My room had wallpaper when the kittens went in there - it now has a few pieces missing - which hasn't added to its appearance at all!

It's just as well I'm not houseproud but your carpet does look lovely.


----------



## Rraa (Apr 15, 2008)

What utterly sweet kissable babies!!! I love them all - couldn't possibly pic a favourite as they are just too cute.


----------



## LousKoonz (Feb 9, 2008)

Lumpy said:


> Aaaw - your kittens are beautiful. How on earth do you keep that lovely cream carpet so clean with kittens? My five were kept in my spare room which has sanded floorboards and soon got covered in fur, litter and pawprints - when they stood in their food and walked it over the floor  It was easy to clean on a sanded floor but if I had had a carpet in there - it would have been awful. Do you train your gorgeous fur babies to be clean from birth? They do look angelic
> 
> My room had wallpaper when the kittens went in there - it now has a few pieces missing - which hasn't added to its appearance at all!
> 
> It's just as well I'm not houseproud but your carpet does look lovely.

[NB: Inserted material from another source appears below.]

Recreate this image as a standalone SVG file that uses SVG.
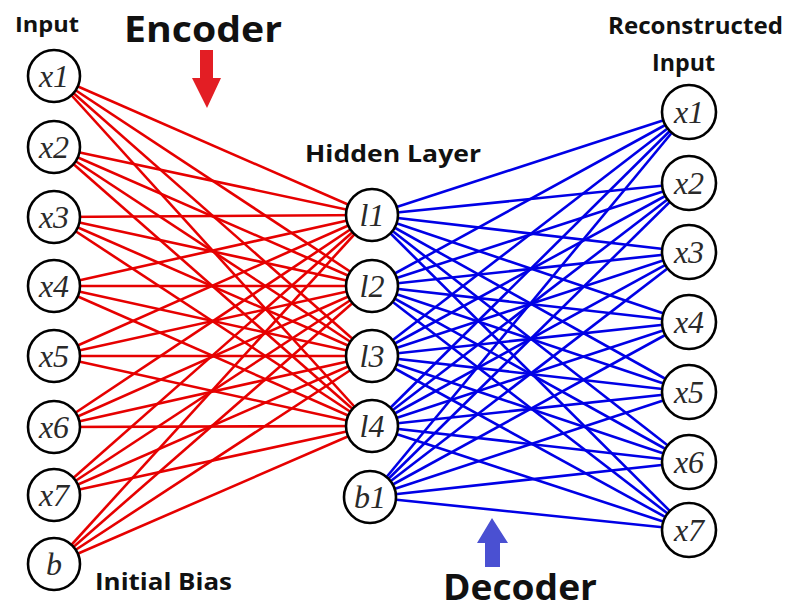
<svg xmlns="http://www.w3.org/2000/svg" width="791" height="612" viewBox="0 0 791 612">
<style>
.enc{stroke:#e60000;stroke-width:2.6;fill:none}
.dec{stroke:#0000e6;stroke-width:2.6;fill:none}
.node circle{fill:#fff;stroke:#000;stroke-width:2.6}
.node text{font-family:"Liberation Serif","DejaVu Serif",serif;font-style:italic;font-size:32px;fill:#2a2a2a;text-anchor:middle}
.lbl{font-family:"Open Sans","Liberation Sans",sans-serif;font-weight:bold;fill:#111}
</style>
<rect width="791" height="612" fill="#fff"/>
<g id="connectors">
<g class="enc">
<line x1="54" y1="76" x2="372" y2="215"/><line x1="54" y1="76" x2="372" y2="286"/><line x1="54" y1="76" x2="372" y2="356"/><line x1="54" y1="76" x2="372" y2="426"/>
<line x1="54" y1="147" x2="372" y2="215"/><line x1="54" y1="147" x2="372" y2="286"/><line x1="54" y1="147" x2="372" y2="356"/><line x1="54" y1="147" x2="372" y2="426"/>
<line x1="54" y1="217" x2="372" y2="215"/><line x1="54" y1="217" x2="372" y2="286"/><line x1="54" y1="217" x2="372" y2="356"/><line x1="54" y1="217" x2="372" y2="426"/>
<line x1="54" y1="286" x2="372" y2="215"/><line x1="54" y1="286" x2="372" y2="286"/><line x1="54" y1="286" x2="372" y2="356"/><line x1="54" y1="286" x2="372" y2="426"/>
<line x1="54" y1="356" x2="372" y2="215"/><line x1="54" y1="356" x2="372" y2="286"/><line x1="54" y1="356" x2="372" y2="356"/><line x1="54" y1="356" x2="372" y2="426"/>
<line x1="54" y1="427" x2="372" y2="215"/><line x1="54" y1="427" x2="372" y2="286"/><line x1="54" y1="427" x2="372" y2="356"/><line x1="54" y1="427" x2="372" y2="426"/>
<line x1="54" y1="495" x2="372" y2="215"/><line x1="54" y1="495" x2="372" y2="286"/><line x1="54" y1="495" x2="372" y2="356"/><line x1="54" y1="495" x2="372" y2="426"/>
<line x1="54" y1="564" x2="372" y2="215"/><line x1="54" y1="564" x2="372" y2="286"/><line x1="54" y1="564" x2="372" y2="356"/><line x1="54" y1="564" x2="372" y2="426"/>
</g>
<g class="dec">
<line x1="372" y1="215" x2="689" y2="112"/><line x1="372" y1="215" x2="689" y2="183"/><line x1="372" y1="215" x2="689" y2="252"/><line x1="372" y1="215" x2="689" y2="322"/><line x1="372" y1="215" x2="689" y2="392"/><line x1="372" y1="215" x2="689" y2="462"/><line x1="372" y1="215" x2="689" y2="530"/>
<line x1="372" y1="286" x2="689" y2="112"/><line x1="372" y1="286" x2="689" y2="183"/><line x1="372" y1="286" x2="689" y2="252"/><line x1="372" y1="286" x2="689" y2="322"/><line x1="372" y1="286" x2="689" y2="392"/><line x1="372" y1="286" x2="689" y2="462"/><line x1="372" y1="286" x2="689" y2="530"/>
<line x1="372" y1="356" x2="689" y2="112"/><line x1="372" y1="356" x2="689" y2="183"/><line x1="372" y1="356" x2="689" y2="252"/><line x1="372" y1="356" x2="689" y2="322"/><line x1="372" y1="356" x2="689" y2="392"/><line x1="372" y1="356" x2="689" y2="462"/><line x1="372" y1="356" x2="689" y2="530"/>
<line x1="372" y1="426" x2="689" y2="112"/><line x1="372" y1="426" x2="689" y2="183"/><line x1="372" y1="426" x2="689" y2="252"/><line x1="372" y1="426" x2="689" y2="322"/><line x1="372" y1="426" x2="689" y2="392"/><line x1="372" y1="426" x2="689" y2="462"/><line x1="372" y1="426" x2="689" y2="530"/>
<line x1="370" y1="497" x2="689" y2="112"/><line x1="370" y1="497" x2="689" y2="183"/><line x1="370" y1="497" x2="689" y2="252"/><line x1="370" y1="497" x2="689" y2="322"/><line x1="370" y1="497" x2="689" y2="392"/><line x1="370" y1="497" x2="689" y2="462"/><line x1="370" y1="497" x2="689" y2="530"/>
</g>
</g>
<g id="in-x1" class="node"><circle cx="54" cy="76" r="26"/><text x="54" y="87">x1</text></g>
<g id="in-x2" class="node"><circle cx="54" cy="147" r="26"/><text x="54" y="158">x2</text></g>
<g id="in-x3" class="node"><circle cx="54" cy="217" r="26"/><text x="54" y="228">x3</text></g>
<g id="in-x4" class="node"><circle cx="54" cy="286" r="26"/><text x="54" y="297">x4</text></g>
<g id="in-x5" class="node"><circle cx="54" cy="356" r="26"/><text x="54" y="367">x5</text></g>
<g id="in-x6" class="node"><circle cx="54" cy="427" r="26"/><text x="54" y="438">x6</text></g>
<g id="in-x7" class="node"><circle cx="54" cy="495" r="26"/><text x="54" y="506">x7</text></g>
<g id="in-b" class="node"><circle cx="54" cy="564" r="26"/><text x="54" y="575">b</text></g>
<g id="h-l1" class="node"><circle cx="372" cy="215" r="26"/><text x="372" y="226">l1</text></g>
<g id="h-l2" class="node"><circle cx="372" cy="286" r="26"/><text x="372" y="297">l2</text></g>
<g id="h-l3" class="node"><circle cx="372" cy="356" r="26"/><text x="372" y="367">l3</text></g>
<g id="h-l4" class="node"><circle cx="372" cy="426" r="26"/><text x="372" y="437">l4</text></g>
<g id="h-b1" class="node"><circle cx="370" cy="497" r="26"/><text x="370" y="508">b1</text></g>
<g id="out-x1" class="node"><circle cx="689" cy="112" r="27"/><text x="689" y="123">x1</text></g>
<g id="out-x2" class="node"><circle cx="689" cy="183" r="27"/><text x="689" y="194">x2</text></g>
<g id="out-x3" class="node"><circle cx="689" cy="252" r="27"/><text x="689" y="263">x3</text></g>
<g id="out-x4" class="node"><circle cx="689" cy="322" r="27"/><text x="689" y="333">x4</text></g>
<g id="out-x5" class="node"><circle cx="689" cy="392" r="27"/><text x="689" y="403">x5</text></g>
<g id="out-x6" class="node"><circle cx="689" cy="462" r="27"/><text x="689" y="473">x6</text></g>
<g id="out-x7" class="node"><circle cx="689" cy="530" r="27"/><text x="689" y="541">x7</text></g>
<g id="labels">
<text class="lbl" x="15" y="32" font-size="21" textLength="64" lengthAdjust="spacingAndGlyphs">Input</text>
<text class="lbl" x="124" y="42" font-size="35" textLength="158" lengthAdjust="spacingAndGlyphs">Encoder</text>
<text class="lbl" x="305" y="162" font-size="23" textLength="176" lengthAdjust="spacingAndGlyphs">Hidden Layer</text>
<text class="lbl" x="608" y="34" font-size="23" textLength="175" lengthAdjust="spacingAndGlyphs">Reconstructed</text>
<text class="lbl" x="652" y="71" font-size="23" textLength="63" lengthAdjust="spacingAndGlyphs">Input</text>
<text class="lbl" x="95" y="590" font-size="24" textLength="137" lengthAdjust="spacingAndGlyphs">Initial Bias</text>
<text class="lbl" x="443" y="600" font-size="35" textLength="154" lengthAdjust="spacingAndGlyphs">Decoder</text>
</g>
<g id="arrows">
<polygon points="200,50 213,50 213,78 221,78 207,108 192,78 200,78" fill="#e31e24"/>
<polygon points="492,518 508,543 500,543 500,567 485,567 485,543 477,543" fill="#4a50d2"/>
</g>
</svg>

That's only cos i've been having to scrub that and machine wash their bedding and fluffy big toys everyday that it looks clean but mum threw up a hairball in the corner 2 days ago, made a right mess and the carpet won't come up now so carpet is being replaced for very nice laminate flooring that has odour control too lol xx much easier to mop a floor everyday than scrub the living daylights out of carpets and hoover it for an hour each morning lol xx

but thank you for comment on the carpet - has given me a bit of a sense of achievment now lol xx

Kittens aren't too messy - they have their moments though lol xx


----------



## sskmick (Feb 4, 2008)

Oh lovely cute fluffy kittens. 

I'm going to stop looking in this section, I end up getting all broody.

Sue


----------